[EXERCISE PROMPT]:
Go through the data below. List every line that holds the word "matplotlib".

* * * * * * * * *

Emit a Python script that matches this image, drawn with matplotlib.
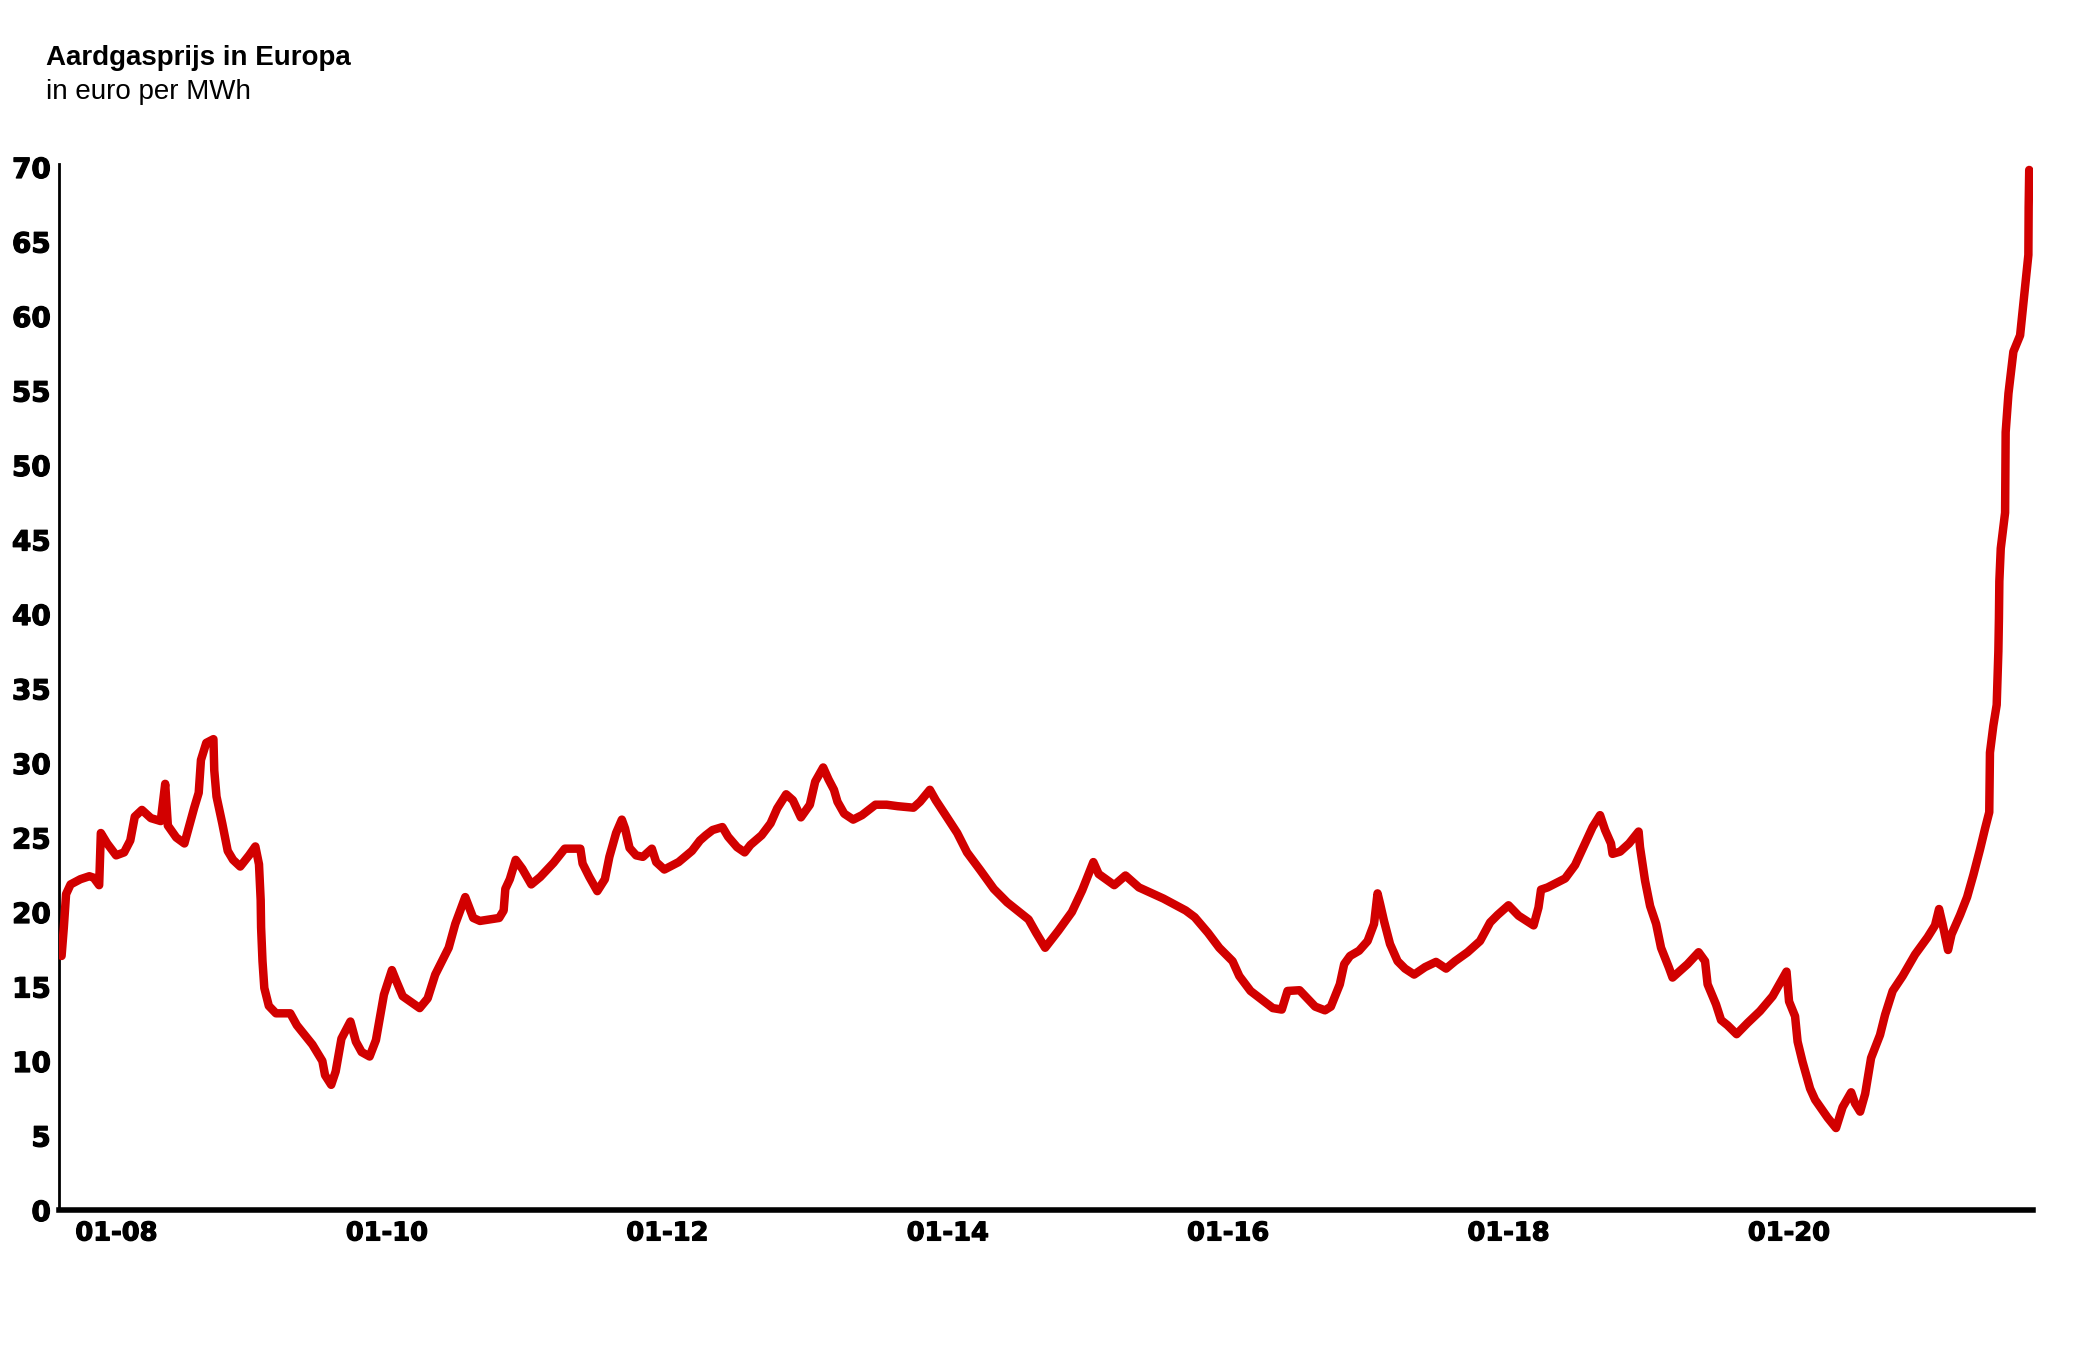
import matplotlib
matplotlib.use("Agg")
import matplotlib.pyplot as plt
import matplotlib.patheffects as pe
import matplotlib.transforms as mtransforms

# TTF-gasprijs (decimale jaren, euro per MWh)
years = [
    2007.679, 2007.695, 2007.711, 2007.743, 2007.813, 2007.877, 2007.908, 2007.947, 2007.959,
    2008.004, 2008.068, 2008.125, 2008.169, 2008.201, 2008.252, 2008.316, 2008.386, 2008.418,
    2008.437, 2008.497, 2008.555, 2008.625, 2008.657, 2008.673, 2008.711, 2008.762, 2008.768,
    2008.784, 2008.825, 2008.864, 2008.902, 2008.953,
    2009.016, 2009.061, 2009.087, 2009.099, 2009.102, 2009.112, 2009.125, 2009.157, 2009.208,
    2009.310, 2009.357, 2009.468, 2009.539, 2009.558, 2009.602, 2009.634, 2009.675, 2009.739,
    2009.778, 2009.819, 2009.876, 2009.921, 2009.978,
    2010.035, 2010.067, 2010.112, 2010.233, 2010.290, 2010.344, 2010.392, 2010.440, 2010.487,
    2010.558, 2010.615, 2010.663, 2010.800, 2010.832, 2010.844, 2010.876, 2010.918, 2010.965,
    2011.029, 2011.093, 2011.188, 2011.268, 2011.379, 2011.395, 2011.443, 2011.500, 2011.554,
    2011.586, 2011.634, 2011.675, 2011.698, 2011.730, 2011.777, 2011.825, 2011.889, 2011.920,
    2011.978,
    2012.080, 2012.175, 2012.232, 2012.274, 2012.322, 2012.392, 2012.433, 2012.497, 2012.551,
    2012.592, 2012.672, 2012.736, 2012.783, 2012.847, 2012.895, 2012.952,
    2013.016, 2013.054, 2013.111, 2013.149, 2013.188, 2013.213, 2013.261, 2013.325, 2013.388,
    2013.484, 2013.564, 2013.643, 2013.755, 2013.802, 2013.872, 2013.914, 2013.977,
    2014.067, 2014.137, 2014.232, 2014.328, 2014.423, 2014.576, 2014.630, 2014.694, 2014.789,
    2014.885, 2014.958,
    2015.038, 2015.076, 2015.187, 2015.267, 2015.363, 2015.538, 2015.697, 2015.761, 2015.856,
    2015.936,
    2016.031, 2016.079, 2016.159, 2016.318, 2016.382, 2016.423, 2016.509, 2016.620, 2016.690,
    2016.732, 2016.796, 2016.827, 2016.869, 2016.933, 2016.994,
    2017.040, 2017.065, 2017.083, 2017.111, 2017.154, 2017.208, 2017.261, 2017.326, 2017.404,
    2017.482, 2017.554, 2017.618, 2017.707, 2017.796, 2017.868, 2017.921, 2017.999,
    2018.071, 2018.178, 2018.213, 2018.231, 2018.278, 2018.403, 2018.474, 2018.528, 2018.599,
    2018.652, 2018.688, 2018.730, 2018.741, 2018.795, 2018.859, 2018.927, 2018.937, 2018.973,
    2019.009, 2019.052, 2019.087, 2019.144, 2019.169, 2019.276, 2019.355, 2019.401, 2019.419,
    2019.479, 2019.515, 2019.561, 2019.626, 2019.704, 2019.793, 2019.883, 2019.943, 2019.982,
    2020.000, 2020.043, 2020.061, 2020.096, 2020.150, 2020.186, 2020.275, 2020.335, 2020.382,
    2020.443, 2020.471, 2020.507, 2020.543, 2020.585, 2020.649, 2020.685, 2020.739, 2020.810,
    2020.899, 2020.988,
    2021.041, 2021.070, 2021.095, 2021.134, 2021.159, 2021.220, 2021.270, 2021.315, 2021.362,
    2021.398, 2021.428, 2021.433, 2021.457, 2021.481, 2021.493, 2021.497, 2021.500, 2021.510,
    2021.541, 2021.545, 2021.565, 2021.600, 2021.648, 2021.683, 2021.707, 2021.709, 2021.711,
    2021.713,
]
prices = [
    17.05, 18.96, 21.2, 21.85, 22.2, 22.4, 22.3, 21.8, 25.3,
    24.6, 23.8, 24.0, 24.8, 26.4, 26.85, 26.3, 26.1, 28.6,
    25.8, 25.0, 24.6, 27.0, 28.0, 30.2, 31.35, 31.6, 29.5,
    27.75, 25.95, 24.1, 23.5, 23.05,
    23.8, 24.4, 23.2, 20.8, 18.96, 16.7, 14.9, 13.7, 13.2,
    13.2, 12.4, 11.1, 10.0, 9.05, 8.4, 9.3, 11.5, 12.65,
    11.3, 10.6, 10.3, 11.4, 14.45,
    16.1, 15.35, 14.35, 13.55, 14.2, 15.8, 16.7, 17.6, 19.2,
    21.0, 19.6, 19.4, 19.6, 20.1, 21.55, 22.2, 23.5, 22.9,
    21.85, 22.35, 23.3, 24.25, 24.25, 23.25, 22.35, 21.4, 22.2,
    23.7, 25.3, 26.2, 25.6, 24.3, 23.8, 23.7, 24.25, 23.35,
    22.85,
    23.35, 24.1, 24.8, 25.15, 25.5, 25.7, 25.05, 24.35, 24.0,
    24.5, 25.15, 25.95, 26.95, 27.9, 27.5, 26.35,
    27.2, 28.75, 29.7, 28.9, 28.2, 27.4, 26.6, 26.2, 26.5,
    27.2, 27.2, 27.1, 27.0, 27.4, 28.2, 27.5, 26.6,
    25.3, 24.0, 22.8, 21.55, 20.65, 19.5, 18.6, 17.6, 18.75,
    20.0, 21.45,
    23.35, 22.55, 21.8, 22.45, 21.65, 20.9, 20.1, 19.65, 18.6,
    17.6,
    16.7, 15.7, 14.7, 13.55, 13.45, 14.7, 14.75, 13.65, 13.4,
    13.65, 15.15, 16.5, 17.05, 17.4, 18.05,
    19.2, 21.25, 20.55, 19.4, 17.85, 16.7, 16.2, 15.8, 16.3,
    16.65, 16.2, 16.7, 17.3, 18.05, 19.3, 19.8, 20.45,
    19.75, 19.1, 20.3, 21.5, 21.65, 22.25, 23.15, 24.25, 25.7,
    26.5, 25.5, 24.6, 23.9, 24.05, 24.6, 25.4, 24.35, 22.1,
    20.4, 19.2, 17.6, 16.25, 15.6, 16.5, 17.3, 16.7, 15.15,
    13.8, 12.75, 12.4, 11.8, 12.55, 13.35, 14.35, 15.35, 16.0,
    14.0, 13.0, 11.3, 9.95, 8.15, 7.4, 6.2, 5.5, 6.9,
    7.9, 7.15, 6.6, 7.8, 10.2, 11.75, 13.1, 14.7, 15.7,
    17.15, 18.3,
    19.1, 20.2, 19.2, 17.45, 18.5, 19.8, 21.0, 22.5, 24.2,
    25.6, 26.7, 30.7, 32.5, 33.9, 37.5, 39.7, 42.2, 44.4,
    46.8, 52.2, 54.8, 57.6, 58.7, 61.9, 64.1, 67.3, 68.4,
    69.8,
]

xtick_pos = [2008, 2010, 2012, 2014, 2016, 2018, 2020]
xtick_labels = ["01-08", "01-10", "01-12", "01-14", "01-16", "01-18", "01-20"]
ytick_pos = list(range(0, 75, 5))

title = "Aardgasprijs in Europa"
subtitle = "in euro per MWh"

W, H = 2084, 1348
fig = plt.figure(figsize=(W / 100, H / 100), dpi=100)
fig.patch.set_facecolor("white")

# as-positie in pixels: y-as bij x=58.5, x-as bij y=1210, rechts tot 2033
left, right = 58.5, 2033
bottom_px, top_px = 1210, 164
ax = fig.add_axes([left / W, (H - bottom_px) / H, (right - left) / W, (bottom_px - top_px) / H])

ax.plot(years, prices, color="#d20000", linewidth=6.1,
        solid_joinstyle="round", solid_capstyle="round", zorder=3)

ax.set_xlim(2007.657, 2021.740)
ax.set_ylim(0, 70.2)

for s in ["top", "right"]:
    ax.spines[s].set_visible(False)
ax.spines["left"].set_linewidth(2.0)
ax.spines["bottom"].set_linewidth(4.0)
ax.spines["bottom"].set_zorder(4)

ax.set_xticks(xtick_pos)
ax.set_xticklabels(xtick_labels)
ax.set_yticks(ytick_pos)
ax.set_yticklabels([str(v) for v in ytick_pos])
ax.tick_params(axis="x", length=0, pad=7.5)
ax.tick_params(axis="y", length=0, pad=5.5)

heavy = [pe.withStroke(linewidth=0.9, foreground="black")]
for lab in ax.get_xticklabels():
    lab.set_fontfamily("DejaVu Sans")
    lab.set_fontweight("bold")
    lab.set_fontsize(18.5)
    lab.set_path_effects(heavy)
for lab in ax.get_yticklabels():
    lab.set_fontfamily("DejaVu Sans")
    lab.set_fontweight("bold")
    lab.set_fontsize(20)
    lab.set_path_effects(heavy)

# eerste datumlabel staat in het origineel iets naar rechts
first = ax.get_xticklabels()[0]
first.set_transform(first.get_transform() + mtransforms.ScaledTranslation(10 / 100, 0, fig.dpi_scale_trans))

fig.text(46 / W, 1 - 65 / H, title, fontsize=20, fontweight="bold",
         family=["Liberation Sans", "DejaVu Sans"], va="baseline", ha="left")
fig.text(46 / W, 1 - 99 / H, subtitle, fontsize=20,
         family=["Liberation Sans", "DejaVu Sans"], va="baseline", ha="left")

fig.savefig("out.png", dpi=100, facecolor="white")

* * * * * * * * *

[EXERCISE RESPONSE]:
Emit a Python script that matches this image, drawn with matplotlib.
import matplotlib
matplotlib.use("Agg")
import matplotlib.pyplot as plt
import matplotlib.patheffects as pe
import matplotlib.transforms as mtransforms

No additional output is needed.